Gemäss den Erläuterungen zu Videoüberwachung in Fahrzeugen des Eidgenössischen Datenschutzbeauftragten (https://www.edoeb.admin.ch/datenschutz/00625/00729/01075/ index.html?lang=de) verstossen Aufnahmen mit Dashcams gegen die allgemeinen Bearbeitungsgrundsätze des Datenschutzgesetzes, sofern auf den Bildern Personen oder Fahrzeugkennzeichen erkennbar sind. Solche Aufnahmen wären folglich rechtswidrig. Ob dies auch für Handykameraaufnahmen gilt, ist nicht klar, da mit Handykameras im Normalfall und im Gegensatz zur Dashcam nur zeitlich eingeschränkte Aufnahmen getätigt werden. Wer jedoch während des Fahrens mit der Handykamera andere Autofahrer filmt, dürfte sich zumindest des Tatbestands des Nichtbeherrschens des Fahrzeugs im Sinne von Art. 31 Abs. 1 des Schweizerischen Strassenverkehrsgesetzes (SVG) schuldig machen.

Geht man davon aus, dass Handykamera- und Dashcamaufnahmen rechtswidrig oder in strafbarer Weise erlangt worden sind, stellt sich die Frage der Verwertbarkeit dieser Beweismittel. Das Kriterium, dass der Beweis hypothetisch auch vom Staat (also von der Polizei oder von der Staatsanwaltschaft) hätte erhoben werden können, funktioniert im Strassenverkehr nur, wenn man das Wissen der Behörden um den Tatverdacht der sich innert Sekunden ereignenden Tat fingiert, was das Bundesgericht tatsächlich so zu verstehen scheint [Arnold F. Rusch, Little Red Corvette, Big Black Box, AJP 2016, S. 404 mit Verweis auf Urteil BGer 6B_786/2015, E. 1.3.1]. Ob die Interessenabwägung die Verwertbarkeit zulässt, muss von Fall zu Fall beurteilt werden. Je schlimmer die Verkehrsregelverletzung ist, desto eher darf die Aufnahme wohl verwertet werden. Allerdings kann man auch die gegenteilige Auffassung vertreten, wonach die rechtsstaatlichen Beweiserhebungsregeln gerade genauer beachtet werden müssen, wenn der Tatvorwurf schwer wiegt.

Gelten diese Grundsätze auch im Administrativmassnahme-Verfahren nach SVG, das im Normalfall im Anschluss an das Strafverfahren durchgeführt wird? Das Bundesgericht stellt darauf ab, ob das fragliche Beweismittel im vorangehenden Strafverfahren verwertet werden durfte oder nicht. Es gelten grundsätzlich dieselben Regeln (Art. 139 ff. StPO).

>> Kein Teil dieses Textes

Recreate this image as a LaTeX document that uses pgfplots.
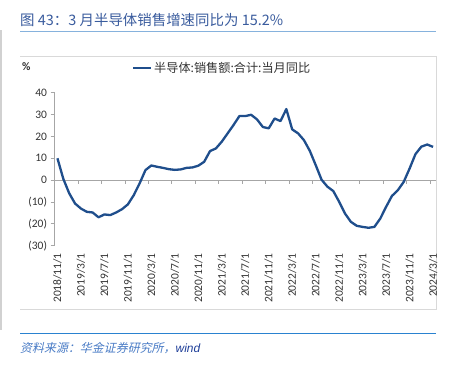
\documentclass[border=0pt]{standalone}
\usepackage{pgfplots}
\pgfplotsset{compat=1.18}
\usepackage{fontspec}
\setmainfont{Carlito}
\newfontfamily\cjk{Noto Sans CJK SC}
\newfontfamily\cjkit[FakeSlant=0.22]{Noto Sans CJK SC}
\newfontfamily\latit{Liberation Sans}
\definecolor{lineblue}{HTML}{1F4E8C}
\definecolor{titleblue}{HTML}{3A5C9E}
\definecolor{headerblue}{HTML}{86B2DD}
\definecolor{footblue}{HTML}{2A82D0}
\definecolor{foottext}{HTML}{4A7CC6}
\definecolor{windblue}{HTML}{1F3F99}
\definecolor{tickgray}{HTML}{333333}
\definecolor{axisgray}{HTML}{A6A6A6}
\begin{document}
\begin{tikzpicture}[x=1bp,y=1bp]
\useasboundingbox (0,0) rectangle (453,372);
\fill[white] (0,0) rectangle (453,372);
\fill[black!18] (0,42) rectangle (2,342);
\node[anchor=west, text=titleblue, font=\cjk\fontsize{14.5}{16}\selectfont, inner sep=0pt] at (20,352) {图 43：3 月半导体销售增速同比为 15.2\%};
\draw[headerblue, line width=1.2bp] (20,340.5) -- (436,340.5);
\draw[black!15, line width=0.8bp] (20,316) -- (436,316) -- (436,63) -- (20,63);
\draw[footblue, line width=1.2bp] (20,38.5) -- (436,38.5);
\node[anchor=west, inner sep=0pt, font=\fontsize{12}{14}\selectfont] at (20,24) {{\cjkit\color{foottext}资料来源：华金证券研究所，}{\latit\itshape\color{windblue}wind}};
\node[anchor=west, inner sep=0pt, text=tickgray, font=\fontsize{11.5}{13}\selectfont\bfseries] at (22,305.3) {\%};
\begin{axis}[
  at={(54.5bp,126.3bp)}, anchor=south west,
  scale only axis, width=381.5bp, height=153bp,
  xmin=-0.5, xmax=64.5, ymin=-30, ymax=40,
  axis y line*=left, axis x line*=bottom,
  x axis line style={draw=none},
  y axis line style={axisgray, line width=0.8bp},
  xtick={0,4,...,64},
  xticklabels={2018/11/1,2019/3/1,2019/7/1,2019/11/1,2020/3/1,2020/7/1,2020/11/1,2021/3/1,2021/7/1,2021/11/1,2022/3/1,2022/7/1,2022/11/1,2023/3/1,2023/7/1,2023/11/1,2024/3/1},
  xtick style={draw=none},
  ytick={-30,-20,...,40},
  yticklabels={(30),(20),(10),0,10,20,30,40},
  ytick style={axisgray, line width=0.8bp},
  tick align=outside, major tick length=4bp,
  xticklabel style={rotate=90, anchor=east, font=\fontsize{11.5}{13}\selectfont, text=tickgray},
  yticklabel style={font=\fontsize{11.5}{13}\selectfont, text=tickgray},
  clip=false,
  legend style={at={(0.2024,1.1595)}, anchor=west, draw=none, fill=none, inner sep=0pt, font=\cjk\fontsize{12.2}{14}\selectfont, text=tickgray},
  legend image code/.code={\draw[#1] (0bp,0bp) -- (18bp,0bp);},
]
\draw[axisgray, line width=0.8bp] (axis cs:-0.5,0) -- (axis cs:64.5,0);
\pgfplotsinvokeforeach{0,...,15}{
  \draw[axisgray, line width=0.8bp] (axis cs:{4*#1+3.5},0) -- ([yshift=-4bp]axis cs:{4*#1+3.5},0);
}
\addplot[lineblue, line width=2.3bp, line join=round] coordinates {
(0,10) (1,0.6) (2,-6) (3,-10.7) (4,-13) (5,-14.5) (6,-14.8) (7,-17) (8,-15.7) (9,-16)
(10,-14.8) (11,-13.3) (12,-11.1) (13,-6.9) (14,-1.5) (15,4.6) (16,6.7) (17,6.1) (18,5.6) (19,5.0)
(20,4.7) (21,4.9) (22,5.6) (23,5.8) (24,6.6) (25,8.4) (26,13.3) (27,14.5) (28,17.6) (29,21.4)
(30,25.2) (31,29.3) (32,29.3) (33,29.9) (34,27.8) (35,24.3) (36,23.7) (37,28.2) (38,27.0) (39,32.5)
(40,23.2) (41,21.4) (42,18.3) (43,13.4) (44,6.9) (45,0.2) (46,-3) (47,-5) (48,-9.9) (49,-15.3)
(50,-19.1) (51,-20.9) (52,-21.4) (53,-21.8) (54,-21.4) (55,-17.6) (56,-12.2) (57,-7.2) (58,-4.6) (59,-0.8)
(60,5.3) (61,11.9) (62,15.3) (63,16.3) (64,15.2)
};
\addlegendentry{半导体:销售额:合计:当月同比}
\end{axis}
\end{tikzpicture}
\end{document}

Anders behandelt werden jedoch Verfahren mit einer Fahreignungsuntersuchung (Sicherungsentzüge nach Art. 16d Abs. 1 und 3 lit. a SVG). Die Verwertung eines rechtswidrig erlangten Beweismittels lässt sich in diesen Verfahren rechtfertigen, sofern das öffentliche Interesse an der Verkehrssicherheit das private Interesse des Autofahrers überwiegt (vgl. BGE 139 II 95).